The plaintiffs also cannot base their section 1983 claim on the discussions in Abood and other cases of the proper remedy once improper use of revenues generated by an agency fee is proved. See 431 U.S. at 237-42, 97 S.Ct. at 1800-03. These discussions presuppose the existence of a federal right that the improper expenditures violated. See Ellis v. Brotherhood of Railway Clerks, --- U.S. ----, 104 S.Ct. 1883, 1890, 80 L.Ed.2d 428 (1984). The question here is whether the plaintiffs have a federal right to challenge a procedure that may not have resulted in any improper expenditures--whether, in other words, even if the union has not used any of the money it has collected from objecting employees to promote political activities unrelated to its role in collective bargaining, the plaintiffs can still complain that they have been deprived of the liberty secured them by the Constitution.

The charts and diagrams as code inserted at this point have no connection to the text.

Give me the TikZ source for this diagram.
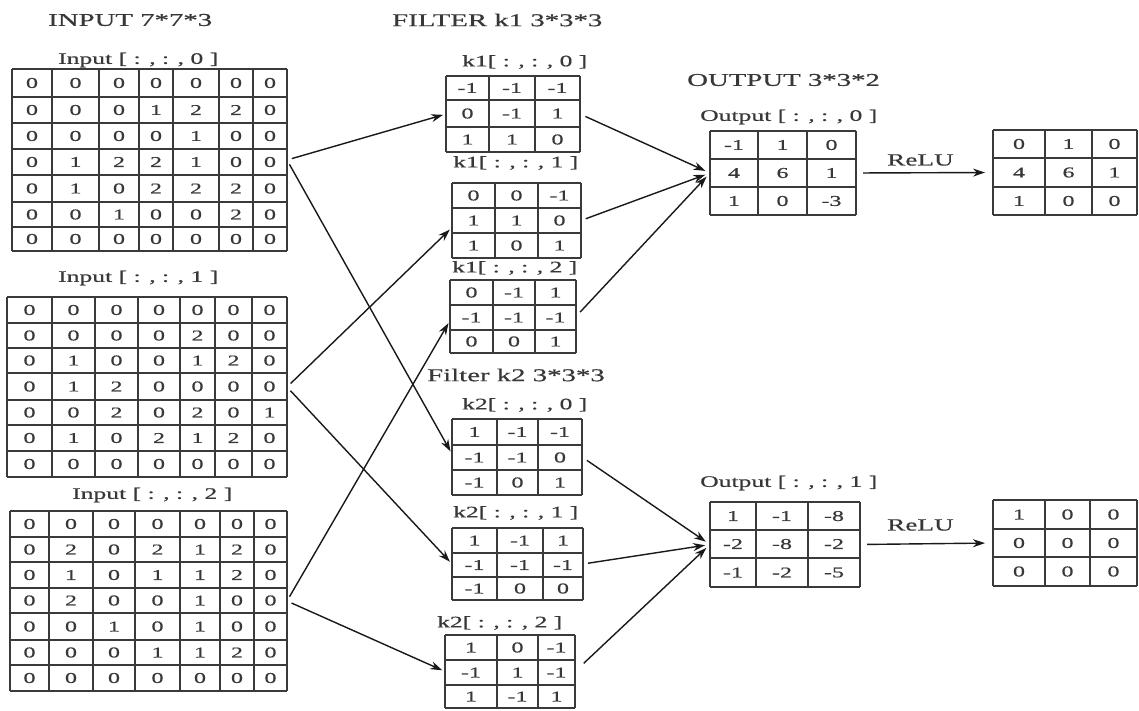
\documentclass[tikz,border=0pt]{standalone}
\usepackage{fontspec}
\setmainfont{Liberation Serif}[FakeStretch=1.6, FakeBold=0.6]
\usetikzlibrary{arrows.meta}
\definecolor{txt}{HTML}{383838}
\definecolor{gl}{HTML}{3A3A3A}
\tikzset{
  gridline/.style={draw=gl, line width=1.4pt},
  cellnum/.style={inner sep=0pt, text=txt, font=\fontsize{15}{17}\selectfont},
  lbl/.style={inner sep=0pt, anchor=west, text=txt, font=\fontsize{16}{18}\selectfont},
  ttl/.style={inner sep=0pt, anchor=west, text=txt, font=\fontsize{18}{20}\selectfont},
  conn/.style={draw=black!90, line width=1.4pt, -{Stealth[length=12pt,width=8pt]}, shorten <=5pt, shorten >=3pt},
}
\newcommand\mgrid[5]{%
  \pgfmathsetmacro\gxL{{#3}[0]}%
  \pgfmathsetmacro\gxR{{#3}[#2]}%
  \pgfmathsetmacro\gyT{{#4}[0]}%
  \pgfmathsetmacro\gyB{{#4}[#2]}%
  \pgfmathsetmacro\gw{\gxR-\gxL}%
  \pgfmathsetmacro\gh{\gyB-\gyT}%
  \node[inner sep=0pt, outer sep=0pt, minimum width=\gw pt, minimum height=\gh pt, anchor=north west] (#1) at (\gxL,\gyT) {};
  \foreach \gx in {#3} {\draw[gridline] (\gx,\gyT) -- (\gx,\gyB);}
  \foreach \gy in {#4} {\draw[gridline] (\gxL,\gy) -- (\gxR,\gy);}
  \foreach \grow [count=\gr from 0] in {#5} {
    \foreach \gv [count=\gc from 0] in \grow {
      \pgfmathtruncatemacro\gcn{\gc+1}
      \pgfmathtruncatemacro\grn{\gr+1}
      \pgfmathsetmacro\gxa{{#3}[\gc]}
      \pgfmathsetmacro\gxb{{#3}[\gcn]}
      \pgfmathsetmacro\gya{{#4}[\gr]}
      \pgfmathsetmacro\gyb{{#4}[\grn]}
      \pgfmathsetmacro\gcx{(\gxa+\gxb)/2}
      \pgfmathsetmacro\gcy{(\gya+\gyb)/2}
      \node[cellnum] (#1-\gr-\gc) at (\gcx,\gcy) {\gv};
    }
  }
}
\begin{document}
\begin{tikzpicture}[x=1pt,y=-1pt]
\fill[white] (0,0) rectangle (1139,711);
\useasboundingbox (0,0) rectangle (1139,711);

% titles
\node[ttl] (tin) at (48,20) {INPUT 7*7*3};
\node[ttl] (tk1) at (392,20) {FILTER k1 3*3*3};
\node[ttl] (tout) at (687,80) {OUTPUT 3*3*2};
\node[ttl] (tk2) at (427,375) {Filter k2 3*3*3};

% labels
\node[lbl] (lin0) at (58,60) {Input [ : , : , 0 ]};
\node[lbl] (lin1) at (58,278) {Input [ : , : , 1 ]};
\node[lbl] (lin2) at (72,495) {Input [ : , : , 2 ]};
\node[lbl] (lk10) at (462,62) {k1[ : , : , 0 ]};
\node[lbl] (lk11) at (453,163) {k1[ : , : , 1 ]};
\node[lbl] (lk12) at (452,268) {k1[ : , : , 2 ]};
\node[lbl] (lk20) at (462,405) {k2[ : , : , 0 ]};
\node[lbl] (lk21) at (453,513) {k2[ : , : , 1 ]};
\node[lbl] (lk22) at (437,623) {k2[ : , : , 2 ]};
\node[lbl] (lout0) at (700,117) {Output [ : , : , 0 ]};
\node[lbl] (lout1) at (700,483) {Output [ : , : , 1 ]};
\node[lbl, font=\fontsize{17}{19}\selectfont] (relul0) at (887,160) {ReLU};
\node[lbl, font=\fontsize{17}{19}\selectfont] (relul1) at (887,525) {ReLU};

% grids
\mgrid{in0}{7}{12,52,99,139,173,219,253,287}{69,97,123,149,175,202,227,251}
 {{0,0,0,0,0,0,0},{0,0,0,1,2,2,0},{0,0,0,0,1,0,0},{0,1,2,2,1,0,0},{0,1,0,2,2,2,0},{0,0,1,0,0,2,0},{0,0,0,0,0,0,0}}
\mgrid{in1}{7}{7,52,95,138,180,215,252,287}{297,323,348,373,400,425,451,477}
 {{0,0,0,0,0,0,0},{0,0,0,0,2,0,0},{0,1,0,0,1,2,0},{0,1,2,0,0,0,0},{0,0,2,0,2,0,1},{0,1,0,2,1,2,0},{0,0,0,0,0,0,0}}
\mgrid{in2}{7}{10,49,93,135,180,220,254,287}{511,537,562,588,613,640,665,691}
 {{0,0,0,0,0,0,0},{0,2,0,2,1,2,0},{0,1,0,1,1,2,0},{0,2,0,0,1,0,0},{0,0,1,0,1,0,0},{0,0,0,1,1,2,0},{0,0,0,0,0,0,0}}
\mgrid{k10}{3}{446,489,535,580}{76,100,127,152}{{-1,-1,-1},{0,-1,1},{1,1,0}}
\mgrid{k11}{3}{452,495,538,581}{183,208,233,258}{{0,0,-1},{1,1,0},{1,0,1}}
\mgrid{k12}{3}{450,493,535,576}{280,305,330,353}{{0,-1,1},{-1,-1,-1},{0,0,1}}
\mgrid{k20}{3}{452,497,538,582}{419,445,470,495}{{1,-1,-1},{-1,-1,0},{-1,0,1}}
\mgrid{k21}{3}{452,497,543,583}{528,553,577,600}{{1,-1,1},{-1,-1,-1},{-1,0,0}}
\mgrid{k22}{3}{445,497,538,575}{635,660,685,708}{{1,0,-1},{-1,1,-1},{1,-1,1}}
\mgrid{out0}{3}{710,758,807,856}{131,159,187,215}{{-1,1,0},{4,6,1},{1,0,-3}}
\mgrid{relu0}{3}{993,1045,1092,1137}{130,158,187,215}{{0,1,0},{4,6,1},{1,0,0}}
\mgrid{out1}{3}{710,756,808,860}{502,530,558,587}{{1,-1,-8},{-2,-8,-2},{-1,-2,-5}}
\mgrid{relu1}{3}{993,1045,1090,1137}{500,529,557,586}{{1,0,0},{0,0,0},{0,0,0}}

% connectors input -> filters
\draw[conn] (in0.east) -- (k10.west);
\draw[conn] (in0.east) -- ([yshift=3pt]k20.west);
\draw[conn] (in1.east) -- ([yshift=-7pt]k11.west);
\draw[conn] (in1.east) -- (k21.west);
\draw[conn] (in2.east) -- ([yshift=-4pt]k12.west);
\draw[conn] (in2.east) -- (k22.west);

% filters -> outputs
\draw[conn, shorten <=6pt, shorten >=5pt] (k10.east) -- (out0.west);
\draw[conn, shorten <=5pt, shorten >=5pt] (k11.east) -- (out0.west);
\draw[conn, shorten <=6pt, shorten >=5pt] (k12.east) -- (out0.west);
\draw[conn, shorten <=6pt, shorten >=5pt] (k20.east) -- (out1.west);
\draw[conn, shorten <=5pt, shorten >=5pt] (k21.east) -- (out1.west);
\draw[conn, shorten <=12pt, shorten >=5pt] (k22.east) -- (out1.west);

% ReLU
\draw[conn, shorten <=7pt, shorten >=8pt] (out0.east) -- (relu0.west);
\draw[conn, shorten <=7pt, shorten >=8pt] (out1.east) -- (relu1.west);
\end{tikzpicture}
\end{document}
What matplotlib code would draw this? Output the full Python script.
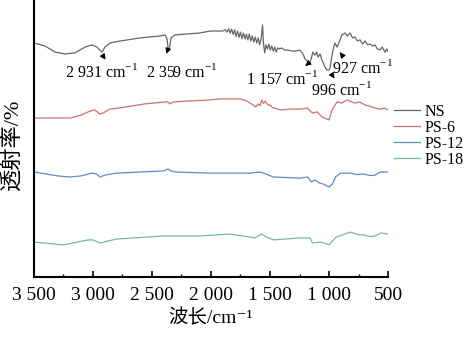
import matplotlib
matplotlib.use("Agg")
import matplotlib.pyplot as plt
from matplotlib.ticker import MultipleLocator

plt.rcParams['font.family'] = ['Liberation Serif', 'Noto Sans CJK SC', 'DejaVu Sans']
plt.rcParams['mathtext.fontset'] = 'custom'
plt.rcParams['mathtext.rm'] = 'Liberation Serif'
plt.rcParams['axes.unicode_minus'] = False

# NS
ns_wn = [3500, 3407, 3322, 3237, 3153, 3068, 3008, 2966, 2941, 2924, 2898, 2856, 2771, 2602,
         2432, 2390, 2373, 2360, 2350, 2339, 2305, 2093, 2008, 1924, 1900, 1880, 1865, 1850,
         1838, 1825, 1812, 1800, 1788, 1775, 1762, 1750, 1738, 1725, 1712, 1700, 1688, 1675,
         1662, 1650, 1638, 1625, 1612, 1600, 1588, 1575, 1563, 1556, 1545, 1535, 1522, 1510,
         1498, 1485, 1472, 1460, 1447, 1435, 1420, 1400, 1380, 1350, 1300, 1246, 1220, 1203,
         1175, 1161, 1145, 1136, 1120, 1105, 1093, 1075, 1060, 1051, 1035, 1017, 1000, 992,
         980, 966, 950, 932, 907, 890, 864, 845, 822, 800, 780, 760, 737, 715, 695, 672, 652,
         630, 610, 590, 568, 550, 525, 510, 500]
ns_t = [84.5, 83.4, 81.2, 80.5, 80.9, 83.0, 83.8, 83.0, 81.9, 81.2, 83.0, 84.5, 85.2, 86.3,
        87.0, 87.4, 86.0, 81.5, 83.0, 86.3, 87.4, 88.1, 88.8, 88.8, 88.8, 89.3, 88.4, 89.6,
        88.0, 89.5, 87.6, 89.2, 86.8, 88.8, 86.5, 88.4, 86.0, 88.1, 85.9, 87.7, 85.6, 87.7,
        85.2, 87.0, 84.8, 86.6, 84.5, 86.3, 83.8, 86.0, 91.0, 84.5, 80.9, 83.8, 82.3, 84.1,
        81.9, 83.4, 81.5, 83.0, 81.2, 82.7, 82.3, 82.7, 82.0, 81.9, 81.5, 81.9, 80.5, 78.7,
        77.6, 77.3, 79.8, 81.2, 80.1, 81.2, 79.4, 80.5, 78.3, 77.6, 75.8, 74.7, 74.7, 75.4,
        78.7, 82.0, 84.5, 83.0, 85.6, 87.4, 88.1, 87.0, 88.1, 86.3, 86.6, 85.2, 85.6, 84.1,
        85.2, 83.8, 84.1, 83.4, 83.8, 82.3, 82.0, 83.0, 81.2, 82.3, 81.5]

# PS-6
ps6_wn = [3500, 3400, 3190, 3100, 3025, 2985, 2941, 2915, 2856, 2720, 2560, 2390, 2365, 2350,
          2320, 2220, 2008, 1924, 1754, 1700, 1669, 1640, 1620, 1600, 1585, 1570, 1555, 1540,
          1530, 1515, 1500, 1480, 1460, 1415, 1330, 1246, 1186, 1140, 1100, 1060, 1017, 1000,
          975, 932, 890, 850, 780, 740, 695, 650, 610, 568, 530, 500]
ps6_t = [57.4, 57.4, 57.4, 58.5, 59.9, 60.3, 58.8, 59.2, 60.6, 61.4, 62.5, 63.2, 63.2, 62.5,
         63.2, 63.5, 63.9, 64.3, 64.3, 63.6, 62.8, 62.0, 61.4, 62.5, 61.8, 63.9, 62.6, 63.5,
         62.8, 62.0, 62.1, 61.2, 61.0, 60.3, 60.6, 60.6, 61.0, 59.2, 59.6, 57.8, 57.0, 56.7,
         60.3, 63.2, 62.8, 63.9, 62.8, 63.2, 62.1, 61.6, 61.0, 60.6, 61.0, 60.3]

# PS-12
ps12_wn = [3500, 3300, 3200, 3100, 3008, 2970, 2941, 2900, 2800, 2600, 2400, 2365, 2340, 2300,
           2000, 1839, 1669, 1580, 1470, 1246, 1180, 1150, 1120, 1080, 1051, 1000, 970, 945,
           900, 820, 760, 710, 650, 610, 568, 500]
ps12_t = [37.9, 36.5, 36.1, 36.5, 37.5, 37.2, 36.1, 36.8, 37.5, 37.9, 38.3, 39.0, 38.3, 37.9,
          37.5, 37.5, 37.5, 37.9, 36.1, 35.7, 36.1, 34.3, 35.0, 33.9, 33.6, 32.5, 33.6, 36.1,
          37.5, 37.5, 37.0, 37.2, 36.6, 36.8, 37.9, 37.9]

# PS-18
ps18_wn = [3500, 3250, 3040, 3000, 2941, 2800, 2400, 2100, 1840, 1669, 1630, 1570, 1530, 1470,
           1246, 1160, 1140, 1060, 1000, 940, 820, 760, 710, 650, 610, 560, 500]
ps18_t = [12.6, 11.6, 13.4, 13.4, 12.3, 13.7, 14.8, 14.8, 15.5, 14.4, 14.1, 15.5, 14.4, 13.4,
          14.1, 14.1, 12.3, 12.6, 11.6, 14.4, 16.2, 15.4, 15.2, 14.6, 14.8, 15.9, 15.5]

series = [("NS", ns_wn, ns_t, "#666666"),
          ("PS-6", ps6_wn, ps6_t, "#cf6f6f"),
          ("PS-12", ps12_wn, ps12_t, "#5f8cc0"),
          ("PS-18", ps18_wn, ps18_t, "#7ab8a0")]

# peak labels: text, text position, arrow tail, arrow head
peak_labels = [("2 931", (2924, 74.0), (2932, 80.9), (2881, 77.6)),
               ("2 359", (2246, 74.0), (2365, 82.3), (2385, 79.6)),
               ("1 157", (1398, 71.5), (1169, 77.3), (1220, 75.5)),
               ("996", (890, 67.5), (983, 73.6), (941, 70.8)),
               ("927", (720, 75.5), (890, 80.1), (924, 81.9))]

xticks = [3500, 3000, 2500, 2000, 1500, 1000, 500]
xtick_labels = ["3 500", "3 000", "2 500", "2 000", "1 500", "1 000", "500"]

fig = plt.figure(figsize=(4.69, 3.44), dpi=100)
ax = fig.add_axes([34 / 469, 1 - 277 / 344, 354 / 469, 277 / 344])

for name, wn, t, c in series:
    ax.plot(wn, t, color=c, lw=0.9, label=name)

for txt, tpos, tail, head in peak_labels:
    ax.annotate("", xy=head, xytext=tail,
                arrowprops=dict(arrowstyle="-|>", color="black", lw=0.8, mutation_scale=8))
    ax.text(tpos[0], tpos[1], txt + " cm$^{-1}$", ha="center", va="center", fontsize=11.5)

ax.set_xlim(3500, 500)
ax.set_ylim(0, 100)
ax.set_xticks(xticks)
ax.set_xticklabels(xtick_labels, fontsize=14)
ax.xaxis.set_minor_locator(MultipleLocator(250))
ax.tick_params(axis="x", which="major", direction="in", length=4, width=1.2, pad=7)
ax.tick_params(axis="x", which="minor", direction="in", length=2, width=1)
ax.set_yticks([])
for s in ["top", "right"]:
    ax.spines[s].set_visible(False)
for s in ["left", "bottom"]:
    ax.spines[s].set_linewidth(1.5)

ax.set_xlabel("波长/cm⁻¹", fontsize=14, labelpad=4)
ax.set_ylabel("透射率/%", fontsize=16)
ax.yaxis.set_label_coords(-0.03, 0.48)

fig.legend(loc="upper left", bbox_to_anchor=(394 / 469, 1 - 104 / 344), frameon=False,
           fontsize=11.5, handlelength=1.6, handletextpad=0.3, labelspacing=0.0,
           borderpad=0, borderaxespad=0)

fig.savefig("out.png", dpi=100)
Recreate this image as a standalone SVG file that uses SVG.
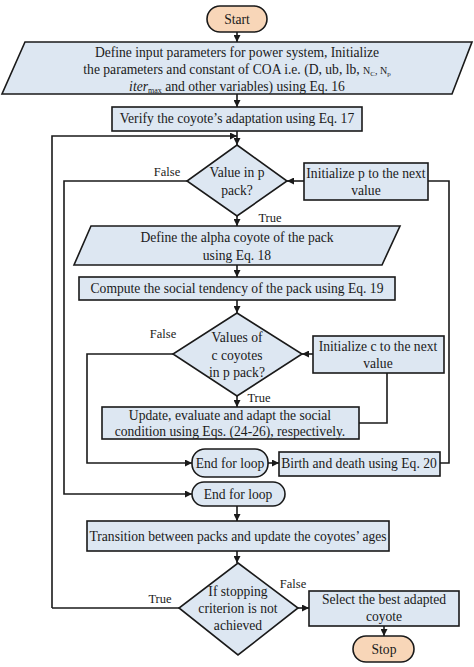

We think they can, and on two grounds (conflated in Robinson v. New Jersey, supra, 741 F.2d at 611-612). First, a procedure that, lacking reasonable protections for nonunion employees, makes it likely that some of the money collected from them will be used to support political objectives not germane to the union's function in the collective bargaining process infringes the First Amendment even if the procedure is not shown to have resulted in any improper expenditures. Just the danger (as distinct from actuality) of depriving people of the freedom of expression guaranteed by the First Amendment has led courts to invalidate procedures that created the danger. See, e.g., Southeastern Promotions, Ltd. v. Conrad, 420 U.S. 546, 552-62, 95 S.Ct. 1239, 1243-48, 43 L.Ed.2d 448 (1975); Freedman v. Maryland, 380 U.S. 51, 58, 85 S.Ct. 734, 739, 13 L.Ed.2d 649 (1965); Bantam Books, Inc. v. Sullivan, 372 U.S. 58, 83 S.Ct. 631, 9 L.Ed.2d 584 (1963); Tribe, American Constitutional Law 724-36 (1978); Monaghan, First Amendment "Due Process", 83 Harv.L.Rev. 518 (1970). This body of First Amendment law has a long historical pedigree. At common law, free speech meant freedom from prior restraints--a procedural right. The press could not be licensed although it could be punished, after the fact in a criminal proceeding, for "disseminating ... bad sentiments." 4 Blackstone, Commentaries on the Laws of England 152 (1769); see Levy, Freedom of Speech and Press in Early American History: Legacy of Suppression 248 (1960). The present case, remote as it is from the classic prior restraint, illustrates in a new setting the close relationship between procedure and substance in free-speech cases. Since even a local union may have many members, and since most of the expenditures that a union makes are germane to its responsibilities in the...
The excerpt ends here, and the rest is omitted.